Chess in Australia must be hard.
“Check, mate”
“Checkmate?”
“What?”
“Huh?”
Him: Will you marry me?
Me: *sprays him in the face with silly string*
God: you’re a pack animal.
Wolf: what does that mean?
God: it means you live with other wolves.
Wolf: like all the time?
God: yep!
Wolf: d-do I have to?
God:
Wolf:
God:
Wolf: [slides $20 across table].
God: [pockets money] you’re a lone wolf.
Wolf: yay : )
Me: When I asked you to get into the Christmas spirit, I didn’t mean for you to become Scrooge!
Teen: rolls eyes
Speak when you are angry and you will make the best speech you will ever regret. – Ambrose Bierce
You say “leftover bacon” like I’m supposed to know what that is…
In about five years when a kindergarten teacher is taking attendance and calls out Thanos at least eight boys will say “here.”
ME: *tiptoes quietly out of the house alone at 3am* *drives 20 miles into the countryside* *goes into a cave and walks a mile through a series of tunnels* *enters a lead-lined room* *quietly opens a packet of crisps*
MY DOG: *ears prick up*
Me: Ahh finally, some sleep
My brain: Do saltwater fish get thirsty?
Me: Goddamnit
Me: “I think it’s time for a change. Should I paint the bathroom?”
5yo: “Yes!”
Me: “What colors?”
5yo: “The same!”
CDC: we need 2 million ventilators
STARBUCKS BARISTA: what’s a lator
I’m forced to conclude that not liking my tweets is a you problem.
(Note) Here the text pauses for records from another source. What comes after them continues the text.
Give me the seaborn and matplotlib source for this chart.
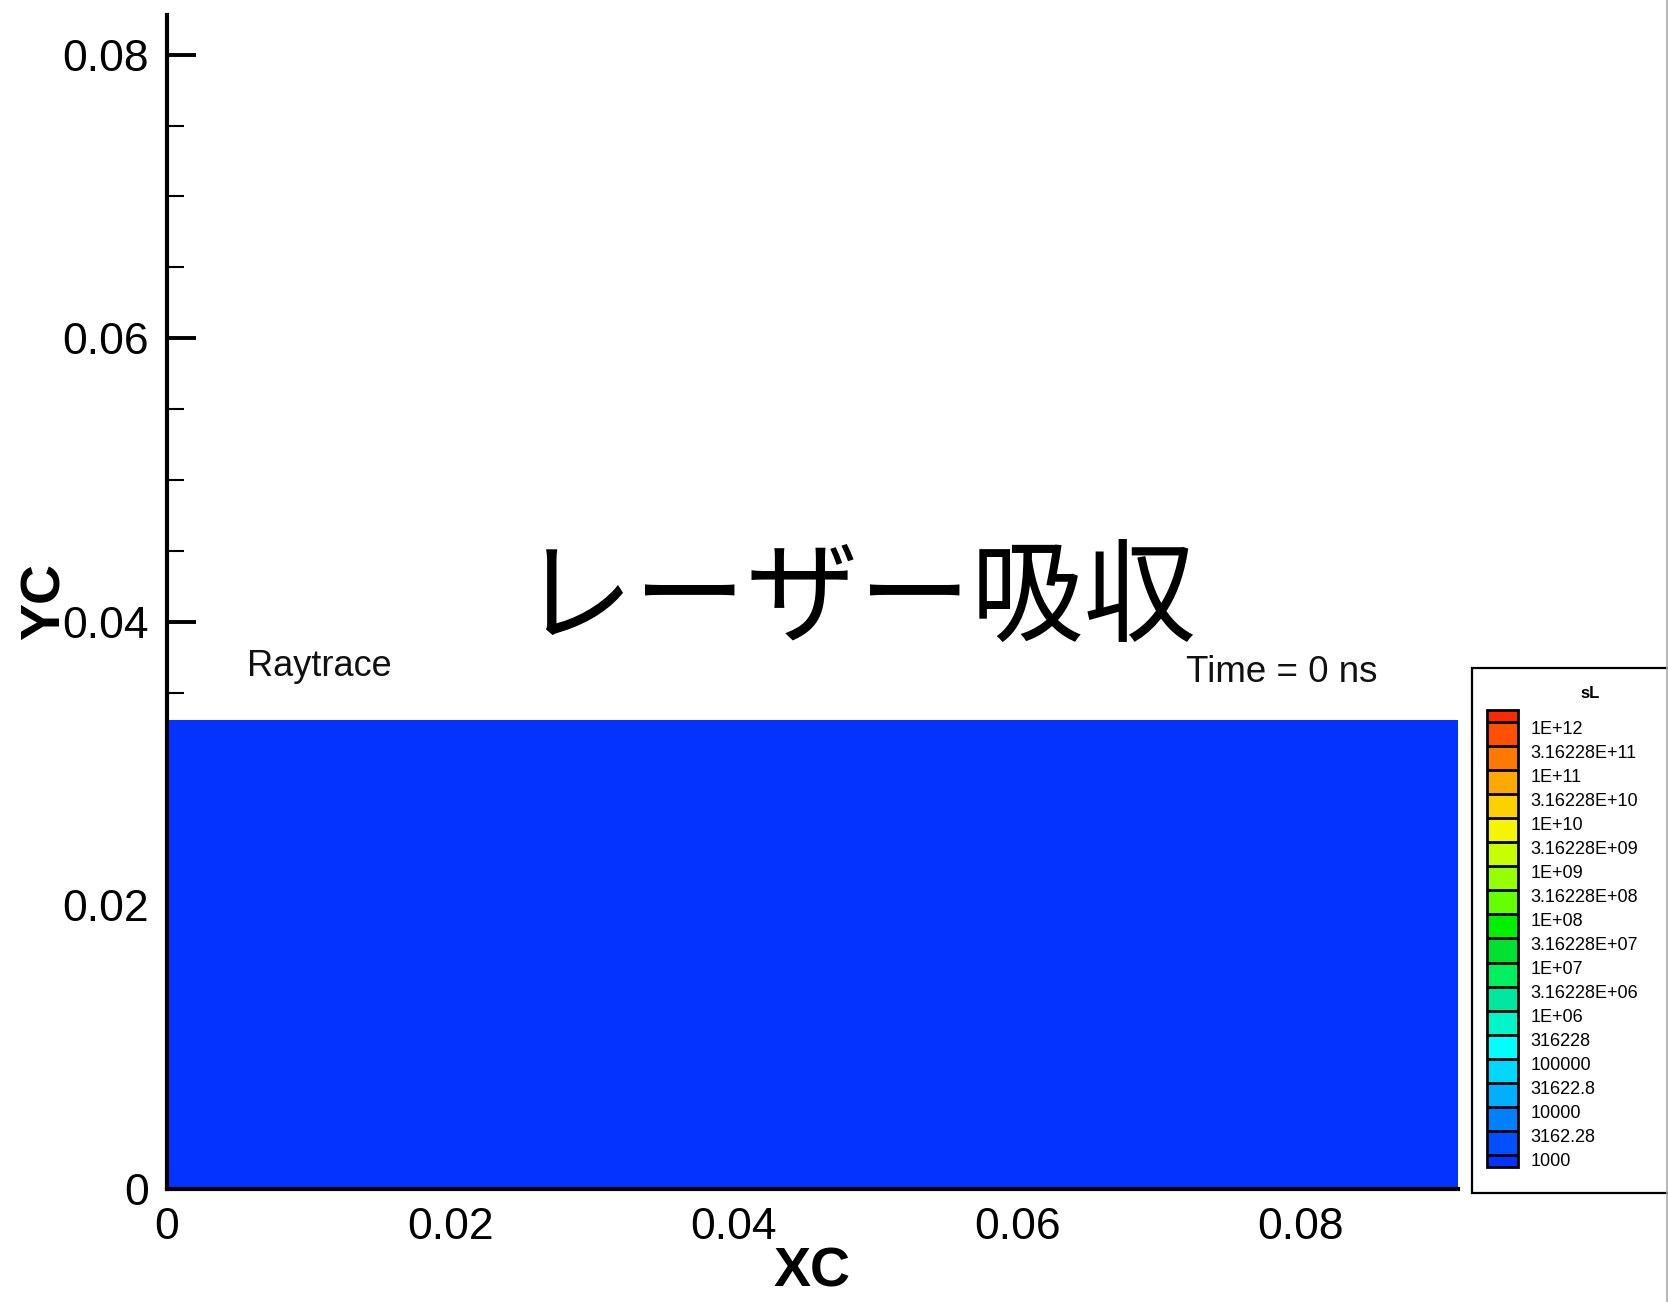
import numpy as np
import matplotlib
matplotlib.use("Agg")
import matplotlib.pyplot as plt
from matplotlib.colors import ListedColormap, BoundaryNorm
from matplotlib.ticker import MultipleLocator, FuncFormatter
from matplotlib.patches import Rectangle
from matplotlib.lines import Line2D
from matplotlib.transforms import ScaledTranslation
import seaborn as sns

# ---- data -------------------------------------------------------------
# computational mesh extent of the target slab (m)
mesh_x = [0.0, 0.0911]
mesh_y = [0.0, 0.0331]
# absorbed laser energy density sL on the mesh at t = 0 (nothing absorbed yet)
sL_field = [[0.0]]

x_limits = [0.0, 0.0911]
y_limits = [0.0, 0.0828]

# contour levels of sL and their legend labels
sL_levels = [1000.0, 3162.28, 10000.0, 31622.8, 100000.0, 316228.0,
             1e6, 3.16228e6, 1e7, 3.16228e7, 1e8, 3.16228e8,
             1e9, 3.16228e9, 1e10, 3.16228e10, 1e11, 3.16228e11, 1e12]
sL_labels = ["1000", "3162.28", "10000", "31622.8", "100000", "316228",
             "1E+06", "3.16228E+06", "1E+07", "3.16228E+07", "1E+08",
             "3.16228E+08", "1E+09", "3.16228E+09", "1E+10", "3.16228E+10",
             "1E+11", "3.16228E+11", "1E+12"]
# band colours from lowest (below 1000) to highest (above 1E+12)
band_colors = ["#0433FF", "#0050FF", "#0080FF", "#00B0FF", "#00D8FF",
               "#00FFFF", "#00F5C8", "#00E8A0", "#00F060", "#00E030",
               "#00F000", "#64FF00", "#96FF00", "#C8FF00", "#F5F500",
               "#FFD000", "#FFA800", "#FF7800", "#FF5000", "#FF2800"]

# ---- style ------------------------------------------------------------
sns.set_theme(style="ticks")
plt.rcParams["font.family"] = ["Liberation Sans", "Noto Sans CJK JP", "DejaVu Sans"]
plt.rcParams["axes.linewidth"] = 3.0

W, H = 1668, 1302
fig = plt.figure(figsize=(W / 100, H / 100), dpi=100)
fig.patch.set_facecolor("white")

def fx(px):
    return px / W

def fy(py):
    return 1 - py / H

ax = fig.add_axes([fx(167), fy(1189), fx(1291), 1174 / H])
ax.set_facecolor("white")

cmap = ListedColormap(sns.color_palette(band_colors))
norm = BoundaryNorm(sL_levels, ncolors=cmap.N, extend="both")

mesh = ax.pcolormesh(mesh_x, mesh_y, np.array(sL_field), cmap=cmap, norm=norm,
                     shading="flat", zorder=1)

ax.set_xlim(*x_limits)
ax.set_ylim(*y_limits)

for side in ("top", "right"):
    ax.spines[side].set_visible(False)
for side in ("left", "bottom"):
    ax.spines[side].set_color("black")
    ax.spines[side].set_linewidth(3.0)
    ax.spines[side].set_zorder(3)

fmt = FuncFormatter(lambda v, p: "0" if abs(v) < 1e-12 else f"{v:g}")
for axis in (ax.xaxis, ax.yaxis):
    axis.set_major_locator(MultipleLocator(0.02))
    axis.set_minor_locator(MultipleLocator(0.005))
    axis.set_major_formatter(fmt)

ax.tick_params(which="major", direction="in", length=21, width=2.8,
               color="black", labelsize=32, pad=13, labelcolor="black")
ax.tick_params(which="minor", direction="in", length=12, width=1.5,
               color="black")

ax.set_xlabel("XC", fontsize=40, fontweight="bold", color="black")
ax.set_ylabel("YC", fontsize=40, fontweight="bold", color="black")
ax.xaxis.set_label_coords(0.5, -0.049)
ax.yaxis.set_label_coords(-0.074, 0.5)

# ---- annotations -------------------------------------------------------
fig.text(fx(859), fy(601), "レーザー吸収", ha="center", va="center",
         fontsize=81, family=["Noto Sans CJK JP", "DejaVu Sans"], color="black")
fig.text(fx(247), fy(667), "Raytrace", ha="left", va="center",
         fontsize=26, color="#111111")
fig.text(fx(1186), fy(673), "Time = 0 ns", ha="left", va="center",
         fontsize=26.5, color="#111111")

# ---- contour legend ----------------------------------------------------
frame = Rectangle((fx(1472), fy(1193)), fx(260), (1193 - 668) / H,
                  transform=fig.transFigure, facecolor="white",
                  edgecolor="black", linewidth=1.6, zorder=-1)
fig.patches.append(frame)

cax = fig.add_axes([fx(1487), fy(1167), fx(31), 457 / H])
cax.set_zorder(2)
cbar = fig.colorbar(mesh, cax=cax, extend="both", extendrect=True,
                    extendfrac=0.5 / 18, drawedges=True, spacing="uniform")
cbar.set_ticks(sL_levels, labels=sL_labels)
cbar.ax.tick_params(length=0, labelsize=13, pad=9, labelcolor="black")
cbar.outline.set_edgecolor("black")
cbar.outline.set_linewidth(2.0)
cbar.dividers.set_color("black")
cbar.dividers.set_linewidth(2.0)

# level labels sit slightly below their band boundaries
shift_down = ScaledTranslation(0, -5 / 100, fig.dpi_scale_trans)
for lbl in cbar.ax.get_yticklabels():
    lbl.set_transform(lbl.get_transform() + shift_down)

fig.text(fx(1590), fy(693), "sL", ha="center", va="center",
         fontsize=12, fontweight="bold", color="black")

# thin grey border on the right edge of the canvas
fig.lines.append(Line2D([fx(1666.5), fx(1666.5)], [0, 1],
                        transform=fig.transFigure, color="#aaaaaa",
                        linewidth=1.2))

fig.savefig("out.png", dpi=100, facecolor="white")
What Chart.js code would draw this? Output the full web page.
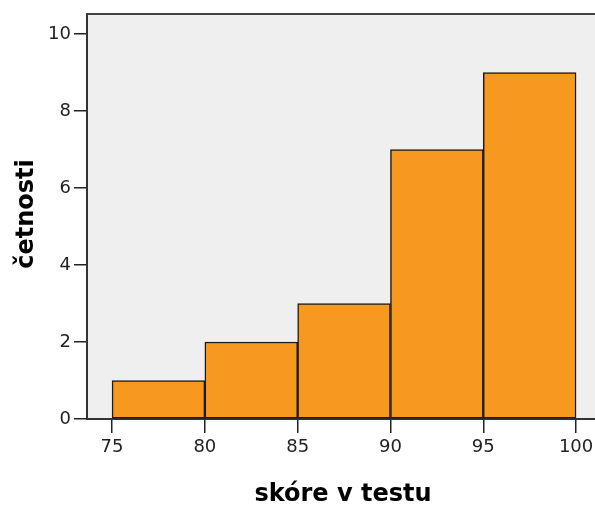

People come into your life for a reason. It’s annoying
Jesus turned water into wine.
I turn food into fertilizer.
We are not the same.
[during sex]
gf: this is so hot, seth!seth macfarlane: shut up, I’ll do all the voices!
gf:
seth [feminine voice]: this is so hot, seth!
6: I want to grow my hair longer.
Me: Oka—
6: So I can bite it.
Me:
Oh you want to roll up next to me with your bass thumping some gangsta rap so my whole car shakes?
That’s cool, hold on. Two can play this game.
*Turns up Baby Shark to max volume*
I hate when people ask me “how do you feel your presentation went?”
Excuse me I blacked out & astral projected the entire time, you tell me
If you give a man a PS4, he will play for a day.
If that man buys the PS4 he will not shower for 2 months.
[interview]
BOSS: How many words can you type a minute?
ME: Probably all of them
BOSS: What do you mean?
ME: Well, like for example, pickle
To whoever has my voodoo doll, can you stop making me stare at my phone all day? This isn’t funny. I just want to live life again.
I hate when you’re talking to a woman at a bar and some guy comes up and says “Is this guy bothering you?”
It’s even worse when your wife says, “He really is.”
found this sweet little abandoned chocolate lab at the park today
The most useful lesson I learned from my cat is if somebody puts clothing on you, just freeze and flop over on your side.